**Exercise objective:** Extract only the first line of the listing and every line after it up to and including the one with "k in attrs)e.setAttribute(k,attrs[k]);". Omit the pictures.
--- Start Raw data ---
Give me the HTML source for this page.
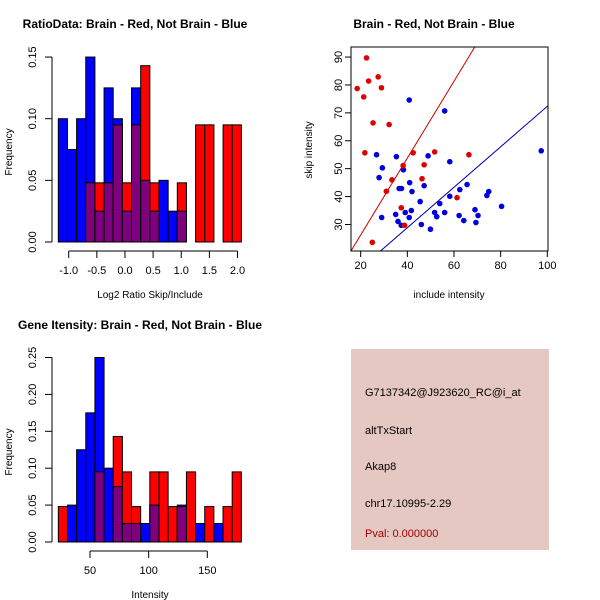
<!DOCTYPE html>
<html><head><meta charset="utf-8"><style>
body{margin:0;background:#fff}
svg{display:block;font-family:"Liberation Sans",sans-serif}
</style></head><body>
<svg id="c" width="600" height="600" viewBox="0 0 600 600">
<rect width="600" height="600" fill="#fff"/>
<rect x="351" y="349" width="198" height="201" fill="#e5c8c2"/>
<text x="365" y="396" font-size="11">G7137342@J923620_RC@i_at</text>
<text x="365" y="434" font-size="11">altTxStart</text>
<text x="365" y="470" font-size="11">Akap8</text>
<text x="365" y="507" font-size="11">chr17.10995-2.29</text>
<text x="365" y="537" font-size="11" fill="#a00000">Pval: 0.000000</text>
</svg>
<script>
// ratio histogram
const ratioBlue=[0.10,0.075,0.10,0.15,0.025,0.125,0.10,0.025,0.125,0.05,0.025,0.05,0.025,0.025,0,0,0,0,0,0];
const ratioRed=[0,0,0,0.048,0.048,0.048,0.095,0.048,0.095,0.143,0.048,0,0,0.048,0,0.095,0.095,0,0.095,0.095];
const ratioTicksY=[0,0.05,0.10,0.15];
const ratioTicksX=[-1.0,-0.5,0.0,0.5,1.0,1.5,2.0];
// intensity histogram
const intBlue=[0,0.05,0.125,0.175,0.25,0.10,0.075,0.025,0.025,0.025,0.05,0,0,0.05,0,0.025,0,0.025,0,0];
const intRed=[0.048,0,0,0,0.095,0,0.143,0.095,0.048,0,0.095,0.095,0.048,0.048,0.095,0,0.048,0,0.048,0.095];
const intTicksY=[0,0.05,0.10,0.15,0.20,0.25];
const intTicksX=[50,100,150];
// scatter
const redX=[18.5,21.3,22.5,23.4,27.5,28.9,25.3,32.2,21.8,42.5,51.7,38.2,47.2,46.3,33.4,31.0,37.4,38.8,25,61.3,66.4];
const redY=[78.7,75.7,89.7,81.4,82.9,79,66.4,65.8,55.7,55.7,56,51.1,51.4,46.4,46,41.9,36,29.7,23.6,39.6,55];
const blueX=[40.8,56,26.8,35.3,48.9,58.2,29.3,38.3,27.9,41,47.2,36.5,37.5,42,65.6,62.5,74.9,74.1,58.2,45.5,53.9,80.4,69,41.7,39.1,51.7,56,35,40.8,29,52.6,62.2,70.3,36,64.2,69.4,46,37.4,49.9,97.4];
const blueY=[74.6,70.7,55,54.3,54.6,52.5,50.3,49.6,46.8,45,43.9,42.9,42.9,41.8,44.3,42.5,41.8,40.4,40.1,38.2,37.5,36.5,35.3,35,34.3,34.3,34.3,33.6,32.5,32.5,32.8,33.2,33.2,31.1,31.4,30.7,30,29.7,28.3,56.4];
const scatTicksX=[20,40,60,80,100];
const scatTicksY=[30,40,50,60,70,80,90];
const redLine=[1.377,-1.3];
const blueLine=[0.725,-0.16];

const svg=document.getElementById('c');
const NS='http://www.w3.org/2000/svg';
function mk(tag,attrs,name,txt){const e=document.createElementNS(NS,tag);for(const k in attrs)e.setAttribute(k,attrs[k]);


if(txt!==undefined)e.textContent=txt;svg.appendChild(e);return e;}

function hist(o){
  const sx=v=>o.x0+(v-o.xv0)*o.xs, sy=v=>o.y0-v*o.ys;
  for(let i=0;i<o.blue.length;i++){
    const a=sx(o.start+i*o.w), b=sx(o.start+(i+1)*o.w);
    const bl=o.blue[i], rd=o.red[i];
    if(bl>0)mk('rect',{x:a,y:sy(bl),width:b-a,height:o.y0-sy(bl),fill:'#0000ff',stroke:'#000','stroke-width':1},o.p+'-blue-bar-'+i);
    if(rd>0)mk('rect',{x:a,y:sy(rd),width:b-a,height:o.y0-sy(rd),fill:'#ff0000',stroke:'#000','stroke-width':1},o.p+'-red-bar-'+i);
    const m=Math.min(bl,rd);
    if(m>0)mk('rect',{x:a,y:sy(m),width:b-a,height:o.y0-sy(m),fill:'#7f007f',stroke:'#000','stroke-width':1},o.p+'-overlap-bar-'+i);
  }
  const yt=o.ty;
  mk('line',{x1:52,x2:52,y1:sy(yt[0]),y2:sy(yt[yt.length-1]),stroke:'#000'},o.p+'-y-axis');
  yt.forEach(t=>{mk('line',{x1:45,x2:52,y1:sy(t),y2:sy(t),stroke:'#000'},o.p+'-y-tick');
    mk('text',{x:0,y:0,'font-size':11,'text-anchor':'middle',transform:`translate(36,${sy(t)}) rotate(-90)`},o.p+'-y-tick-label',t.toFixed(2));});
  const xt=o.tx, ay=o.y0+9;
  mk('line',{x1:sx(xt[0]),x2:sx(xt[xt.length-1]),y1:ay,y2:ay,stroke:'#000'},o.p+'-x-axis');
  xt.forEach(t=>{mk('line',{x1:sx(t),x2:sx(t),y1:ay,y2:ay+7,stroke:'#000'},o.p+'-x-tick');
    mk('text',{x:sx(t),y:ay+23,'font-size':11,'text-anchor':'middle'},o.p+'-x-tick-label',o.fmt(t));});
  mk('text',{x:0,y:0,'font-size':10,'text-anchor':'middle',transform:`translate(12,${o.y0-90}) rotate(-90)`},o.p+'-y-title','Frequency');
  mk('text',{x:150,y:o.y0+56,'font-size':10,'text-anchor':'middle'},o.p+'-x-title',o.xlab);
  mk('text',{x:o.tx0,y:o.y0-o.tyo,'font-size':12,'font-weight':'bold','text-anchor':'middle'},o.p+'-title',o.title);
}
hist({p:'ratio',blue:ratioBlue,red:ratioRed,start:-1.185,w:0.1627,x0:68.7,xv0:-1,xs:56.27,y0:242,ys:1233,ty:ratioTicksY,tx:ratioTicksX,
 fmt:t=>t.toFixed(1),xlab:'Log2 Ratio Skip/Include',title:'RatioData: Brain - Red, Not Brain - Blue',tx0:135,tyo:214});
hist({p:'intensity',blue:intBlue,red:intRed,start:23,w:7.8,x0:90,xv0:50,xs:1.173,y0:542,ys:738,ty:intTicksY,tx:intTicksX,
 fmt:t=>String(t),xlab:'Intensity',title:'Gene Itensity: Brain - Red, Not Brain - Blue',tx0:140,tyo:213});

// scatter
const L=351,R=548,T=47,B=251,xmin=15.85,xmax=100.3,ymin=20.5,ymax=93.6;
const px=v=>L+(v-xmin)/(xmax-xmin)*(R-L), py=v=>B-(v-ymin)/(ymax-ymin)*(B-T);
const cp=document.createElementNS(NS,'clipPath');cp.setAttribute('id','sc');
const cr=document.createElementNS(NS,'rect');cr.setAttribute('x',L);cr.setAttribute('y',T);cr.setAttribute('width',R-L);cr.setAttribute('height',B-T);
cp.appendChild(cr);svg.appendChild(cp);
[[redLine,'#cc0000','red-fit-line'],[blueLine,'#0000aa','blue-fit-line']].forEach(([l,c,n])=>{
  mk('line',{x1:px(xmin),y1:py(l[0]*xmin+l[1]),x2:px(xmax),y2:py(l[0]*xmax+l[1]),stroke:c,'stroke-width':1,'clip-path':'url(#sc)'},n);});
blueX.forEach((v,i)=>mk('circle',{cx:px(v),cy:py(blueY[i]),r:2.8,fill:'#0000dd'},'blue-point'));
redX.forEach((v,i)=>mk('circle',{cx:px(v),cy:py(redY[i]),r:2.8,fill:'#dd0000'},'red-point'));
mk('rect',{x:L,y:T,width:R-L,height:B-T,fill:'none',stroke:'#000'},'scatter-plot-box');
scatTicksX.forEach(t=>{mk('line',{x1:px(t),x2:px(t),y1:B,y2:B+6,stroke:'#000'},'scatter-x-tick');
  mk('text',{x:px(t),y:B+18,'font-size':11,'text-anchor':'middle'},'scatter-x-tick-label',String(t));});
scatTicksY.forEach(t=>{mk('line',{x1:L-6,x2:L,y1:py(t),y2:py(t),stroke:'#000'},'scatter-y-tick');
  mk('text',{x:0,y:0,'font-size':11,'text-anchor':'middle',transform:`translate(${L-9},${py(t)}) rotate(-90)`},'scatter-y-tick-label',String(t));});
mk('text',{x:449,y:298,'font-size':10,'text-anchor':'middle'},'scatter-x-title','include intensity');
mk('text',{x:0,y:0,'font-size':10,'text-anchor':'middle',transform:'translate(312,150) rotate(-90)'},'scatter-y-title','skip intensity');
mk('text',{x:434,y:28,'font-size':12,'font-weight':'bold','text-anchor':'middle'},'scatter-title','Brain - Red, Not Brain - Blue');
</script>
</body></html>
--- End Raw data ---
**Response to this task:**
Give me the HTML source for this page.
<!DOCTYPE html>
<html><head><meta charset="utf-8"><style>
body{margin:0;background:#fff}
svg{display:block;font-family:"Liberation Sans",sans-serif}
</style></head><body>
<svg id="c" width="600" height="600" viewBox="0 0 600 600">
<rect width="600" height="600" fill="#fff"/>
<rect x="351" y="349" width="198" height="201" fill="#e5c8c2"/>
<text x="365" y="396" font-size="11">G7137342@J923620_RC@i_at</text>
<text x="365" y="434" font-size="11">altTxStart</text>
<text x="365" y="470" font-size="11">Akap8</text>
<text x="365" y="507" font-size="11">chr17.10995-2.29</text>
<text x="365" y="537" font-size="11" fill="#a00000">Pval: 0.000000</text>
</svg>
<script>
// ratio histogram
const ratioBlue=[0.10,0.075,0.10,0.15,0.025,0.125,0.10,0.025,0.125,0.05,0.025,0.05,0.025,0.025,0,0,0,0,0,0];
const ratioRed=[0,0,0,0.048,0.048,0.048,0.095,0.048,0.095,0.143,0.048,0,0,0.048,0,0.095,0.095,0,0.095,0.095];
const ratioTicksY=[0,0.05,0.10,0.15];
const ratioTicksX=[-1.0,-0.5,0.0,0.5,1.0,1.5,2.0];
// intensity histogram
const intBlue=[0,0.05,0.125,0.175,0.25,0.10,0.075,0.025,0.025,0.025,0.05,0,0,0.05,0,0.025,0,0.025,0,0];
const intRed=[0.048,0,0,0,0.095,0,0.143,0.095,0.048,0,0.095,0.095,0.048,0.048,0.095,0,0.048,0,0.048,0.095];
const intTicksY=[0,0.05,0.10,0.15,0.20,0.25];
const intTicksX=[50,100,150];
// scatter
const redX=[18.5,21.3,22.5,23.4,27.5,28.9,25.3,32.2,21.8,42.5,51.7,38.2,47.2,46.3,33.4,31.0,37.4,38.8,25,61.3,66.4];
const redY=[78.7,75.7,89.7,81.4,82.9,79,66.4,65.8,55.7,55.7,56,51.1,51.4,46.4,46,41.9,36,29.7,23.6,39.6,55];
const blueX=[40.8,56,26.8,35.3,48.9,58.2,29.3,38.3,27.9,41,47.2,36.5,37.5,42,65.6,62.5,74.9,74.1,58.2,45.5,53.9,80.4,69,41.7,39.1,51.7,56,35,40.8,29,52.6,62.2,70.3,36,64.2,69.4,46,37.4,49.9,97.4];
const blueY=[74.6,70.7,55,54.3,54.6,52.5,50.3,49.6,46.8,45,43.9,42.9,42.9,41.8,44.3,42.5,41.8,40.4,40.1,38.2,37.5,36.5,35.3,35,34.3,34.3,34.3,33.6,32.5,32.5,32.8,33.2,33.2,31.1,31.4,30.7,30,29.7,28.3,56.4];
const scatTicksX=[20,40,60,80,100];
const scatTicksY=[30,40,50,60,70,80,90];
const redLine=[1.377,-1.3];
const blueLine=[0.725,-0.16];

const svg=document.getElementById('c');
const NS='http://www.w3.org/2000/svg';
function mk(tag,attrs,name,txt){const e=document.createElementNS(NS,tag);for(const k in attrs)e.setAttribute(k,attrs[k]);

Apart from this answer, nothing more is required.